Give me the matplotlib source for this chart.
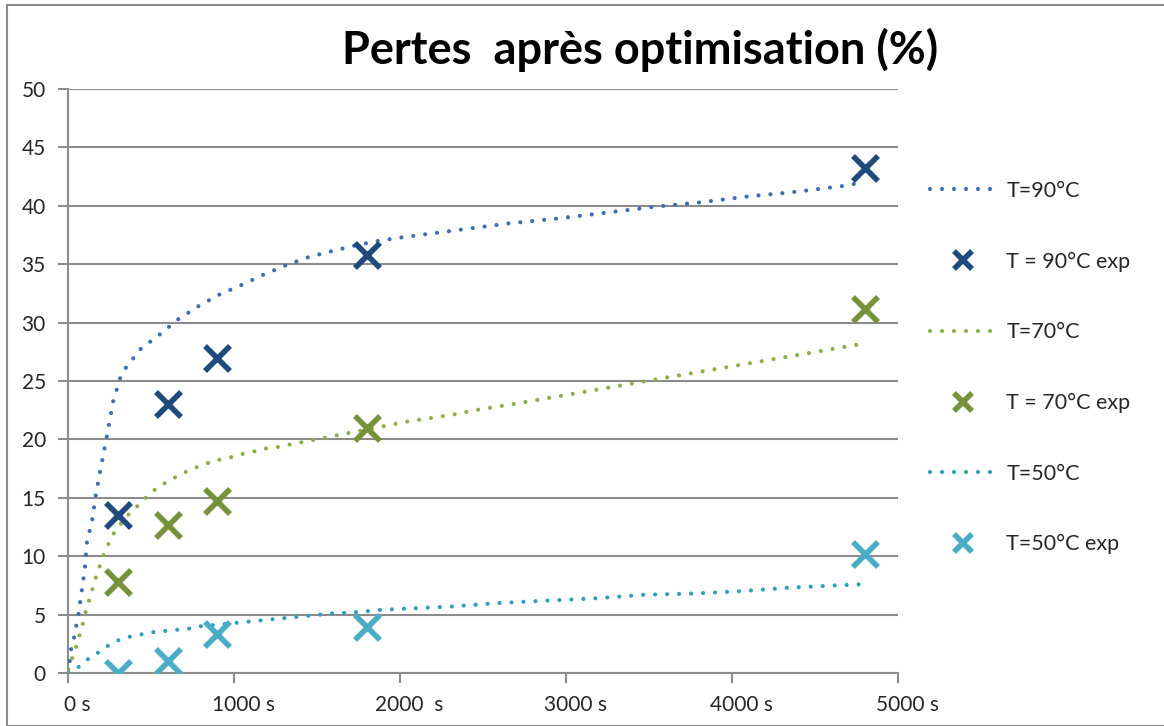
import matplotlib.pyplot as plt
from matplotlib.patches import Rectangle
import matplotlib.transforms as mtransforms

plt.rcParams['font.family'] = ['Lato', 'DejaVu Sans']

# experimental points (time in s, losses in %)
t_exp = [300, 600, 900, 1800, 4800]
exp_90 = [13.5, 23.0, 27.0, 35.8, 43.2]
exp_70 = [7.8, 12.7, 14.7, 21.0, 31.2]
exp_50 = [0.0, 1.0, 3.3, 3.9, 10.2]

# trend curves
t_90 = [2, 18, 36, 64, 102, 113, 146, 167, 193, 233, 273, 313, 347, 434, 554, 665, 785, 912,
        1042, 1177, 1311, 1448, 1584, 1729, 1870, 2014, 2227, 2442, 2659, 2944, 3235, 3522,
        3811, 4098, 4386, 4671, 4750]
fit_90 = [0.0, 2.0, 3.0, 5.1, 9.0, 11.1, 13.1, 15.2, 17.2, 20.2, 23.3, 25.2, 26.1, 27.7, 29.0,
          30.3, 31.4, 32.4, 33.2, 34.1, 34.9, 35.6, 36.1, 36.6, 37.0, 37.3, 37.7, 38.1, 38.5,
          38.9, 39.4, 39.9, 40.3, 40.8, 41.2, 41.7, 41.9]

t_70 = [2, 12, 42, 62, 82, 98, 118, 139, 159, 183, 205, 233, 263, 303, 353, 404, 454, 504, 564,
        625, 691, 755, 825, 892, 962, 1032, 1104, 1177, 1247, 1317, 1388, 1458, 1532, 1602,
        1675, 1890, 2030, 2171, 2311, 2452, 2673, 2958, 3245, 3526, 3811, 4098, 4384, 4671, 4750]
fit_70 = [0.3, 0.8, 1.9, 2.9, 3.8, 4.8, 5.8, 6.8, 7.8, 8.8, 9.8, 10.7, 11.7, 12.5, 13.4, 14.1,
          14.8, 15.5, 16.1, 16.6, 17.1, 17.5, 17.9, 18.2, 18.4, 18.7, 18.9, 19.2, 19.3, 19.5,
          19.7, 19.9, 20.1, 20.3, 20.5, 21.1, 21.5, 21.8, 22.1, 22.5, 23.0, 23.7, 24.4, 25.1,
          25.8, 26.5, 27.2, 27.9, 28.1]

t_50 = [2, 62, 122, 177, 237, 303, 369, 440, 514, 584, 655, 729, 795, 875, 1016, 1157, 1301,
        1448, 1592, 1735, 1880, 2024, 2171, 2317, 2602, 2893, 3185, 3472, 3761, 4048, 4339,
        4630, 4781]
fit_50 = [0.0, 0.5, 1.2, 1.7, 2.3, 2.8, 3.1, 3.3, 3.5, 3.6, 3.7, 3.8, 4.0, 4.1, 4.3, 4.5, 4.7,
          4.9, 5.1, 5.2, 5.4, 5.5, 5.6, 5.7, 6.0, 6.2, 6.4, 6.7, 6.8, 7.0, 7.3, 7.5, 7.6]

x_ticks = [0, 1000, 2000, 3000, 4000, 5000]
x_labels = ['0 s', '1000 s', '2000  s', '3000 s', '4000 s', '5000 s']
y_ticks = [0, 5, 10, 15, 20, 25, 30, 35, 40, 45, 50]

c_fit90, c_exp90 = '#3d6db3', '#1f4a7e'
c_fit70, c_exp70 = '#8bb04c', '#76933c'
c_fit50, c_exp50 = '#2f9fbc', '#4bacc6'

fig = plt.figure(figsize=(11.64, 7.26), dpi=100)
ax = fig.add_axes([68 / 1164, 1 - 673 / 726, 830 / 1164, 584 / 726])

lw = 3.0
dots = (0, (0.01, 8.6 / lw))


def trend(x, y, color, label):
    ln, = ax.plot(x, y, color=color, lw=lw, linestyle=dots, dash_capstyle='round',
                  label=label, zorder=3)
    return ln


def points(x, y, color, label):
    ln, = ax.plot(x, y, linestyle='none', marker='x', markersize=18, mew=4,
                  color=color, label=label, zorder=4)
    return ln


h = []
h.append(trend(t_90, fit_90, c_fit90, 'T=90°C'))
h.append(points(t_exp, exp_90, c_exp90, 'T = 90°C exp'))
h.append(trend(t_70, fit_70, c_fit70, 'T=70°C'))
h.append(points(t_exp, exp_70, c_exp70, 'T = 70°C exp'))
h.append(trend(t_50, fit_50, c_fit50, 'T=50°C'))
h.append(points(t_exp, exp_50, c_exp50, 'T=50°C exp'))

ax.set_xlim(0, 5000)
ax.set_ylim(0, 50)
ax.set_xticks(x_ticks)
ax.set_xticklabels(x_labels)
ax.set_yticks(y_ticks)
ax.yaxis.grid(True, color='#8c8c8c', lw=1.5)
ax.set_axisbelow(True)
for s in ['top', 'right']:
    ax.spines[s].set_visible(False)
for s in ['left', 'bottom']:
    ax.spines[s].set_color('#8c8c8c')
    ax.spines[s].set_linewidth(1.5)
ax.tick_params(axis='both', length=7, width=1.5, color='#8c8c8c', labelsize=15,
               labelcolor='#262626')
ax.tick_params(axis='y', pad=9)
ax.tick_params(axis='x', pad=9)

offset = mtransforms.ScaledTranslation(9 / 100, 0, fig.dpi_scale_trans)
for lab in ax.get_xticklabels():
    lab.set_transform(lab.get_transform() + offset)

fig.text(640 / 1164, 1 - 50 / 726, 'Pertes  après optimisation (%)', ha='center',
         va='center', fontsize=32.5, fontweight='bold', color='black')

fig.legend(handles=h, loc='upper left', bbox_to_anchor=(930 / 1164, 1 - 181 / 726),
           frameon=False, fontsize=15.5, labelcolor='#262626', handlelength=3.1,
           handletextpad=0.45, labelspacing=2.35, borderpad=0, borderaxespad=0,
           markerscale=0.72)

fig.patches.append(Rectangle((7 / 1164, 0), 1.2, 1 - 5 / 726, transform=fig.transFigure,
                             fill=False, edgecolor='#8c8c8c', lw=1.5, figure=fig))

plt.savefig('out.png', dpi=100)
——————
### Written instruction
Only lines with the string "matplotlib" belong in your answer; copy each one.

### Task response
Give me the matplotlib source for this chart.
import matplotlib.pyplot as plt
from matplotlib.patches import Rectangle
import matplotlib.transforms as mtransforms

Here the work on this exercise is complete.